Here’s a rare Wheels post that doesn’t talk BMWs. This past weekend my wife Gabriele and I purchased a brand new 2011 Toyota Highlander.
Readers of this blog will know I’m no believer in buying new cars. My view is let someone else take the new car depreciation hit. But as I explain below, the numbers really made sense in this case.
It wasn’t an impulsive decision. Gabriele had been thinking about this for a while. She really liked her 2005 Infiniti FX35, but was ready to trade some sportiness for more comfort and interior room. After a lot of online research, she decided a Toyota Highlander was the right choice. She originally started looking for a 2008 or a 2009, but found that the new models were not that much more expensive.

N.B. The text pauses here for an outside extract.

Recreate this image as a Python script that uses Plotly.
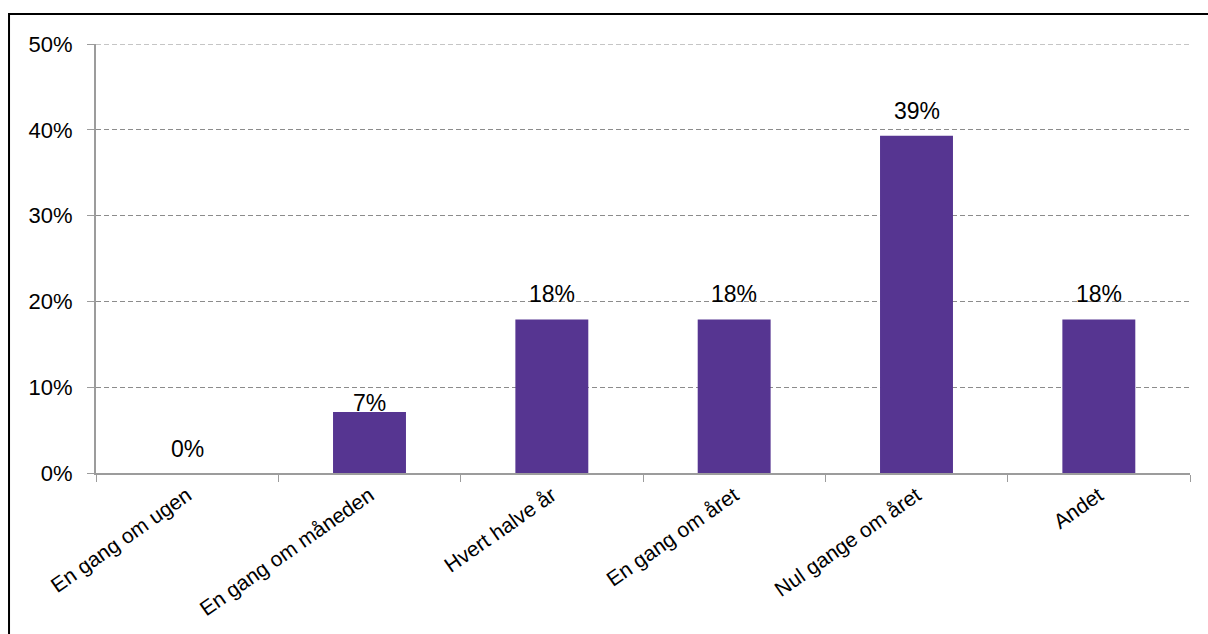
import plotly.graph_objects as go

categories = ["En gang om ugen", "En gang om måneden", "Hvert halve år",
              "En gang om året", "Nul gange om året", "Andet"]
values = [0.0, 7.1, 17.9, 17.9, 39.3, 17.9]
labels = ["0%", "7%", "18%", "18%", "39%", "18%"]
label_shift = [24, 9, 25, 25, 25, 25]
y_ticks = [0, 10, 20, 30, 40, 50]
y_tick_text = ["0%", "10%", "20%", "30%", "40%", "50%"]

FONT = "Liberation Sans, Arial"

fig = go.Figure()
fig.add_trace(go.Bar(
    x=categories, y=values,
    marker=dict(color="#563591", line=dict(width=0)),
    width=0.4,
))
for c, v, t, s in zip(categories, values, labels, label_shift):
    fig.add_annotation(x=c, y=v, text=t, showarrow=False, yshift=s,
                       font=dict(family=FONT, size=23, color="#000000"))

fig.update_layout(
    width=1208, height=634,
    margin=dict(l=96, r=18, t=44, b=161),
    paper_bgcolor="white", plot_bgcolor="white",
    showlegend=False,
    font=dict(family=FONT, size=22, color="#000000"),
)
fig.update_yaxes(
    range=[0, y_ticks[-1]], tickvals=y_ticks, ticktext=y_tick_text,
    showgrid=True, gridcolor="#8c8c8c", griddash="5px,3px", gridwidth=1,
    showline=True, linecolor="#9c9c9c", linewidth=2,
    ticks="outside", ticklen=7, tickcolor="#9c9c9c", tickwidth=1,
    tickfont=dict(size=22), ticklabelstandoff=10, zeroline=False,
    automargin=False,
)
fig.update_xaxes(
    showline=True, linecolor="#9c9c9c", linewidth=2,
    ticks="outside", tickson="boundaries", ticklen=7, tickcolor="#9c9c9c",
    tickangle=-35, tickfont=dict(size=21), showgrid=False,
    automargin=False,
)
# top gridline (at the range edge, which plotly omits)
fig.add_shape(type="line", xref="paper", yref="y", x0=0, x1=1,
              y0=y_ticks[-1], y1=y_ticks[-1],
              line=dict(color="#8c8c8c", width=1, dash="5px,3px"))
# outer border
fig.add_shape(type="rect", xref="paper", yref="paper",
              x0=-0.0795, x1=1.06, y0=-0.45, y1=1.0699,
              line=dict(color="#000000", width=2), fillcolor="rgba(0,0,0,0)")
fig.write_html("out.html", config={"displayModeBar": False},
               post_script="document.body.style.margin='0';")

The post-Christmas holiday week gave us some time to car shop. First step was to look at how to finance. And here was another surprise — unlike previous purchases, our credit union wasn’t the best choice. We still love Northwest Federal, but they let us down this time.
They were offering a higher percentage rate than many dealerships. That was a change, because in the past we’ve always known before we set foot on a lot how we would finance any purchase. This time we were very open to Toyota’s 2.9% offer.
Second step was related to the first. We had to get enough for our trade-in to retire Gabriele’s existing car loan. We’re not the types to just roll the balance forward into a new loan — that’s a slippery financial slope to start down. It was going to be her car so it would again be her loan — Gabriele felt strongly about that.
Our first dealer was Jack Taylor Alexandria Toyota on Route One. We liked Eric the sales guy, he was an old-timer who had been selling cars for a long time. Gabriele found a blue 2011 that she really liked. Eric was ready to give us a very good out the door price (tax, tags and delivery included) with the 2.9% financing and the $500 rebate, as opposed to one or the other.
But just when it seemed like things would be too easy, their trade-in offer came in. It was a joke — more than two thousand less than the lowest range of trade-in prices we found at Edmunds.com and KBB.com.
So it was time to go back to our old friend CarMax. We’ve sold them two other vehicles at prices we thought very fair. The next day we took the FX35 to the Woodbridge CarMax location, and they came back with an offer that was not only better, but actually more than we thought we could get. Good-bye old loan, and the hunt for the right Highlander was back on.
Gabriele found it at Koons Toyota in Tysons Corner. Salem (he goes by his surname since Americans can’t pronounce his first) was very friendly and attentive, and with his help we zeroed in on a red 2010 FWD with the SE package and a black 2011 AWD base model with the Technology package. Then it was a question of which one we could get for the best price.
The first offers were way off. Having just gone through this at another dealer, we had a good feel for how much we could negotiate. It took a while, and a couple of trips by Salem to the back to “talk with management.”
But we got there with the black 2011, for a price that was thousands below MSRP. And we got all the perks off the table with used vehicles — full warranty coverage, roadside assistance and even two years scheduled maintenance. The Highlander is a lot of crossover for the money, with nice touches like projector headlights, back up camera, Bluetooth phone synch and loads of room. Most importantly, Gabriele is thrilled with her new car.
(Note — I’m reluctant to put hard dollar numbers in this post. Car dealerships need to make a profit just like any other business. But if you’re in the market right now and would like more details, just drop me a comment.)
Did we get the best deal possible? Probably not, and that question is almost impossible to answer. To know for sure you would need intimate knowledge of things like actual dealer cost for the vehicle, cost of the dealer’s umbrella loan for every day the car sits on the lot, etc.
I am confident we got into that zone that gave us a fair price while still allowing Koons a decent profit margin. From the perspective of the loan payment, Gabriele traded in a six year old car and now has a new car for only another $40 per month.
There’s nothing you can do about cars being depreciating assets. But if you do your online homework, think financing ahead of time, sell your old car to CarMax and don’t mind some haggling, you should be able to get the best possible deal. And maybe even enjoy the process!